Auto insurance FAQ

Even if you know the basics of car insurance, we know there are probably still a few questions you may have. Check out our FAQ’s below.

Do I really need auto insurance?

Yes – in Canada, it’s the law: your vehicle has to be insured. The exact requirements vary from province to province, but every jurisdiction mandates a minimum amount of liability insurance. Most drivers should invest in a broad spectrum of insurance, not just liability, so that they’re protected in the event of unexpected, unavoidable scenarios, like an accident, fire, or theft. After all, bad things can happen to anyone.

What is no-fault insurance?

A type of insurance system used by providers in several provinces, like Ontario and Alberta. Under the no-fault insurance system, you skip the hassle of pursuing the at-fault driver’s insurer to get compensation. Instead, your own provider pays out your benefits, which usually means you get quicker and more convenient service.

But who’s at fault in an accident still matters. If you’re found at fault, that verdict goes on your record and your insurer could raise your premiums.

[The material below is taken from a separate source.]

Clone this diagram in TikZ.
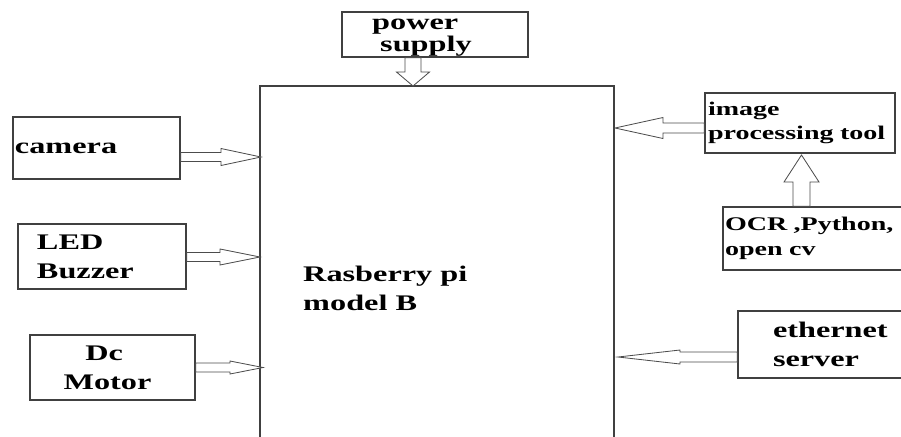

What is an auto insurance deductible?

The amount of money that you must pay out of pocket to cover damages. Your insurance provider will pay for all covered costs beyond your deductible. For example, if your policy has a $500 deductible, you would pay the first $500 of your claim, and your insurance company would pay the rest, up to a pre-determined maximum amount.

So, naturally, your deductible impacts your car insurance rate. When you commit to a higher deductible, your provider doesn’t have to contribute as much money to your claims. As a result, your premium lowers.

How do providers determine insurance premiums?

They evaluate a long list of variables, including your age, commute, and driving record. Insurers also consider the make, model, horsepower rating, and safety features of your vehicle before calculating your rate.

Try our auto insurance comparison service if you want to shop for the lowest rates. Just plug your information into our quoter -- even though insurers have access to all the same info, you’ll notice that each one offers a slightly different rate.

Does my marital status impact my auto insurance premium?

It could. In certain provinces, namely Ontario, insurers are allowed to use your marital status to set your premium. But there’s no real way to determine how much weight your insurer puts into it. Some use it, while others don’t.

Do I get an automatic discount on my car insurance when I turn 25?

It’s a myth — you won’t magically get a discount at the stroke of midnight on your 25th birthday. But it has persisted because, statistically speaking, most drivers see their insurance rates steadily fall throughout their twenties. This trend is prevalent among drivers who’ve been insured since the age of 17 (when they first earned their licence) and have a good driving record. However, we discovered that the most significant drop in annual premiums actually occurs around age 21.

Young people pay more for car insurance. It’s an unavoidable fact. Your driving history, the type of vehicle you own, and the insurance company you choose also play a big part in determining your premium.  

If I have to make to make a claim or make a change to my auto insurance policy, do I contact the broker that sold me the policy or the insurance company?

If you’ve purchased insurance from a broker, you should file your claim through them. Your broker’s job is to act as your advocate should the insurance company try to dispute your claim. Your broker will help you gather all the information you need to make the report and submit it to the insurance company. If you need to file a claim, don’t hesitate — get in touch with your broker immediately.

How soon before my renewal should I shop for insurance and how long is the quoted rate valid?

Your auto insurance provider will send you paperwork a few weeks before the renewal date — this is generally a good time to start shopping around for rates.

That said, you don’t have to wait until your policy is close to expiring. Seeing what’s out there at any point of your contract is a good idea. Although they are subject to provincial regulatory oversight, insurance rates are not determined by the free market. Each company uses its own claims history to set rates (though provincial governments have a major hand in regulating rates; take the Financial Services Commission of Ontario, for instance), so you could very well be paying too much.

As for how long quotes are valid for, that varies company by company. However, any deadlines should be prominently displayed, and when quotes do expire, you should not have any difficulty getting a new one.  

I’m moving to a new province — what do I do about my car insurance?

Moving provinces can be an exciting — and daunting — experience. The good news is that applying for a new car insurance policy isn’t something you need to cross off your to-do list until your move is officially complete. In fact, you’ll want to keep your insurance current until the move is complete. Here’s how you can prepare:

  • Contact your insurance company and ask for a claims experience letter. This report documents your claims history and you’ll want to have this on hand to show an insurer. It usually takes a week to arrive in the mail. You could do this before or after the move.
  • Get a new driver’s licence once you’ve moved in. Every province gives you a limited timeframe to exchange your old licence for a new one.
  • Determine the minimum insurance needed in your province.
  • Compare rates — this is a perfect time to see if you’re getting the best value.